Raoul Hedebouw van PVDA ging nog een laatste keer in op het vooropgestelde minimumpensioen. Hij rekende voor dat er binnen vijf jaar slechts een concrete verhoging zal zijn van 74 euro. ‘Dat is 5 procent. Als er dan partijen zijn die de bevolking gaan vertellen dat er een verhoging van 20 procent zal komen, is dat een leugen’, hekelde hij.

‘Aanvankelijk een andere meerderheid voor ogen’

Bij de meerderheidspartijen viel uiteraard vooral lof te noteren voor de Vivaldi-regering, al kwam Servais Verherstraeten van CD&V wel nog eens terug op de initiële twijfels van zijn partij. ‘Ja, mijnheer de eerste minister, wij hadden twijfels omdat we aanvankelijk een andere meerderheid voor ogen hadden. Maar als je twijfelt, denk je na en dan bouw je argumenten op. Als je dan vervolgens van koers verandert, doe je dat nadat je de nodige overwegingen hebt gemaakt (...) Gaandeweg hebben wij mogen vaststellen dat er tussen de zeven partijen de wil was om samen te werken.’

Volgens Egbert Lachaert van Open VLD moet er nu wel gewerkt worden aan het vertrouwen. ‘Het vertrouwen in de politiek zal terug moeten opgebouwd worden, na twee jaar stilstand is dat ook niet onlogisch.’ Melissa Depraetere van SP.A beloofde met overtuiging te stemmen ‘voor de keuze om fors te investeren in sociaal beleid, in veiligheid en in een gezonde planeet’.

Met deze stemming wordt een driedaagse opeenvolging van parlementaire debatten afgesloten die uitzonderlijk in de vergaderzaal van het Europees Parlement werden gehouden.
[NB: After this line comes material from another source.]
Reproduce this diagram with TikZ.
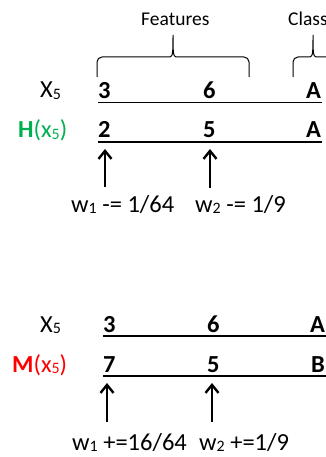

Zo konden alle 150 parlementsleden deelnemen met voldoende fysieke afstand van elkaar.

De zeven partijen van de Vivaldi-coalitie (Open VLD, MR, PS, SP.A, Groen, Ecolo en CD&V) vormen voortaan dus ook wettelijk een regering die bekrachtigd is in al haar bevoegdheden, in theorie tot aan de volgende federale verkiezingen in 2024.